そもそも本当に個人情報をデータベースに保存していいのか
Kazuho's Weblog: Heartbleed脆弱性と、その背後にあるWebアプリケーションアーキテクチャの一般的欠陥について
今年最も気になった記事です。
にもかかわらず、ウェブ関連のソフトウェアにおいては同原則を用いずに、安全性の根拠をプログラムにバグがない点に求めるという悪しき慣習が続いています。特に、機能別の権限分離はまだしも、アクセスユーザー別の権限分離については系統だった実施例が非常に少ないという印象をもっています。
たとえば、SQL Injectionに代表されるSQL関連の情報漏洩も、アクセス制御にRDBMSのアクセス制御機構を用いず、アプリケーションプログラム内のSQL(とそのエスケープ)が正しく記述されている点に、安全性の根拠を求めているが故に発生しているわけです注1。
DJBがWebアプリケーションを作ったらどんなアーキテクチャになるんだろうと妄想する。まずリクエスト毎に別のユーザーIDでchrootだろうが、DB周りは難しいな / “Kazuho's Weblog: Heartbleed脆弱性…” http://t.co/FUaKT2a1gI
— ISHIDA Akio (@iakio) April 11, 2014
ここでDJBの名前を出したのは、ずっと前から気になっていたこの記事を思い出したからです(もしかしたら若い人はDJBとかqmailとか知らないかもしれないけど)。
セキュリティに関するいくつかの考察 - qmail 1.0 から十年 (Some thoughts on security after ten years of qmail 1.0)
この中でDJBは、セキュリティホールを無くするための取り組みの一つとして、「信頼されたコードをなくす」というのを挙げています。
「信頼されていない」というのは、 これらの檻の中のコードは — 何をしようと、どんなに悪いふるまいをしようと、 どれほど多くのバグがあろうと — ユーザのセキュリティ要求を 侵犯できないという意味である。
一般的なWebアプリケーションでは、全てが「信頼されたコード」として作られているように思います。
SQL Injectionされないように実装することは当然重要ですが、 SQL Injectionが可能になったくらいですべてのデータが丸見えになってしまうようなアーキテクチャというのは、 Webサーバーをroot権限で動かしているのと同じような危険を冒しているのかもしれません。

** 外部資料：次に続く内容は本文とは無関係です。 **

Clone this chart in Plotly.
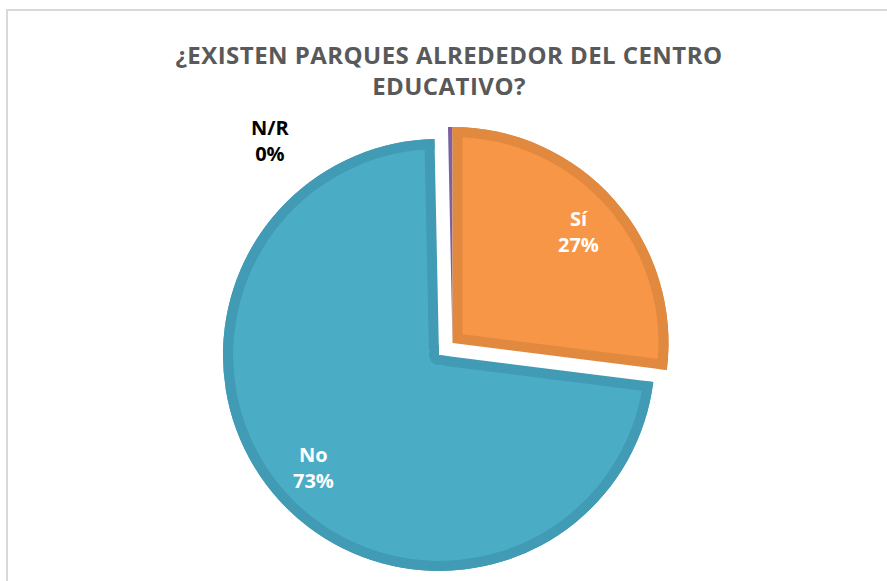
import math
import plotly.graph_objects as go

# ---------------- data ----------------
categories = ["Sí", "No", "N/R"]
counts = [81, 218, 1]
fill_colors = ["#f79646", "#4bacc6", "#7d60a1"]
edge_colors = ["#e0893f", "#419bb5", "#7a5c9e"]
label_colors = ["#ffffff", "#ffffff", "#000000"]
title_lines = ["¿EXISTEN PARQUES ALREDEDOR DEL CENTRO", "EDUCATIVO?"]

W, H = 887, 581
OFF = 0.0   # body margin removed via post_script
CLEAR = "rgba(0,0,0,0)"
FONT = "Open Sans"

total = sum(counts)
percents = [round(100 * c / total) for c in counts]
starts, ends = [], []
acc = 0
for c in counts:
    starts.append(acc / total * 360.0)
    acc += c
    ends.append(acc / total * 360.0)


def unit(deg):
    r = math.radians(deg)
    return math.sin(r), -math.cos(r)


def px(x, y):
    """screen pixel -> paper fraction"""
    return (x - OFF) / W, 1 - (y - OFF) / H


def wedge(cx, cy, r, a0, a1, color, hole=0.0):
    vals, cols = [], []
    for v, col in ((a0, CLEAR), (a1 - a0, color), (360.0 - a1, CLEAR)):
        if v > 1e-9:
            vals.append(v)
            cols.append(col)
    fx, fy = cx - OFF, cy - OFF
    return go.Pie(
        values=vals, marker=dict(colors=cols, line=dict(width=0)),
        sort=False, direction="clockwise", rotation=0, hole=hole,
        textinfo="none", hoverinfo="skip", showlegend=False,
        domain=dict(x=[(fx - r) / W, (fx + r) / W],
                    y=[(H - fy - r) / H, (H - fy + r) / H]))


R = 216.0   # outer radius (px)
T = 10.0    # inner border width (px)
traces = []

# ---- "No" slice (not exploded) ----
AX, AY = 439.0, 355.0
i = 1
a0, a1 = starts[i], ends[i]
traces.append(wedge(AX, AY, R, a0, a1, edge_colors[i]))
ux, uy = unit(a0 + 90)
traces.append(wedge(AX + T * ux, AY + T * uy, R - T, a0, a0 + 70, fill_colors[i]))
ux, uy = unit(a1 - 90)
traces.append(wedge(AX + T * ux, AY + T * uy, R - T, a1 - 70, a1, fill_colors[i]))
traces.append(wedge(AX, AY, R - T, a0 + 60, a1 - 60, fill_colors[i]))
traces.append(wedge(AX, AY, T, a0, a1, edge_colors[i]))
traces.append(wedge(AX, AY, R, a0, a1, edge_colors[i], hole=(R - T) / R))

# ---- exploded group: "Sí" and "N/R" ----
BX, BY = 452.5, 343.0
i = 2
traces.append(wedge(BX, BY, R, starts[i], ends[i], fill_colors[i]))
i = 0
a0, a1 = starts[i], ends[i]
half = (a1 - a0) / 2
s = T / math.sin(math.radians(half))
ch = math.cos(math.radians(half))
target = R - T + 0.5
rp = -s * ch + math.sqrt(s * s * ch * ch - s * s + target * target)
ux, uy = unit(a0 + half)
traces.append(wedge(BX, BY, R, a0, a1, edge_colors[i]))
traces.append(wedge(BX + s * ux, BY + s * uy, rp, a0, a1, fill_colors[i]))
traces.append(wedge(BX, BY, R, a0, a1, edge_colors[i], hole=(R - T) / R))

fig = go.Figure(traces)

# ---- data labels ----
annotations = []
centers = {0: (BX, BY), 1: (AX, AY)}
for i in (0, 1):
    cx, cy = centers[i]
    mid = (starts[i] + ends[i]) / 2
    ux, uy = unit(mid)
    lx, ly = px(cx + 0.78 * R * ux, cy + 0.78 * R * uy)
    annotations.append(dict(
        x=lx, y=ly, xref="paper", yref="paper",
        text=f"{categories[i]}<br>{percents[i]}%", showarrow=False,
        xanchor="center", yanchor="middle", align="center",
        font=dict(family=FONT, size=20, color=label_colors[i], weight="bold")))
nx, ny = px(270, 141)
annotations.append(dict(
    x=nx, y=ny, xref="paper", yref="paper",
    text=f"{categories[2]}<br>{percents[2]}%", showarrow=False,
    xanchor="center", yanchor="middle", align="center",
    font=dict(family=FONT, size=20, color=label_colors[2], weight="bold")))

title_html = "<br>".join(
    f'<span style="letter-spacing:0.45px">{ln}</span>' for ln in title_lines)
tx, ty = px(449, 64)
bx0, by1 = px(7, 10)

fig.update_layout(
    width=W, height=H,
    margin=dict(l=0, r=0, t=0, b=0),
    paper_bgcolor="white", plot_bgcolor="white",
    title=dict(text=title_html, x=tx, xanchor="center",
               y=ty, yanchor="middle", yref="container",
               font=dict(family=FONT, size=24, color="#595959", weight="bold")),
    annotations=annotations,
    shapes=[dict(type="rect", xref="paper", yref="paper",
                 x0=bx0, x1=1.05, y0=-0.05, y1=by1,
                 line=dict(color="#d9d9d9", width=2))],
)

fig.write_html("out.html",
               config={"displayModeBar": False},
               post_script="document.body.style.margin='0';"
                           "document.body.style.overflow='hidden';")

例えば原始的なWikiのように、誰でも同じデータを参照できて編集できるようなWebアプリケーションであればこれで問題はありませんが、 現在の多くのWebアプリケーションは、そうではなくなってきています。 にもかかわらず、アーキテクチャは変わっていません。
ではどうするべきなのか。今すぐには解決策は思いつきません。 データベース側で何かをすることが難しければ、レイヤを一つあげて、ORMあたりが常にユーザーの権限を意識するような作りは可能かもしれません。あと詳しく見てませんが最近Googleに買収されたFirebaseなんかは面白そうだなと思っています。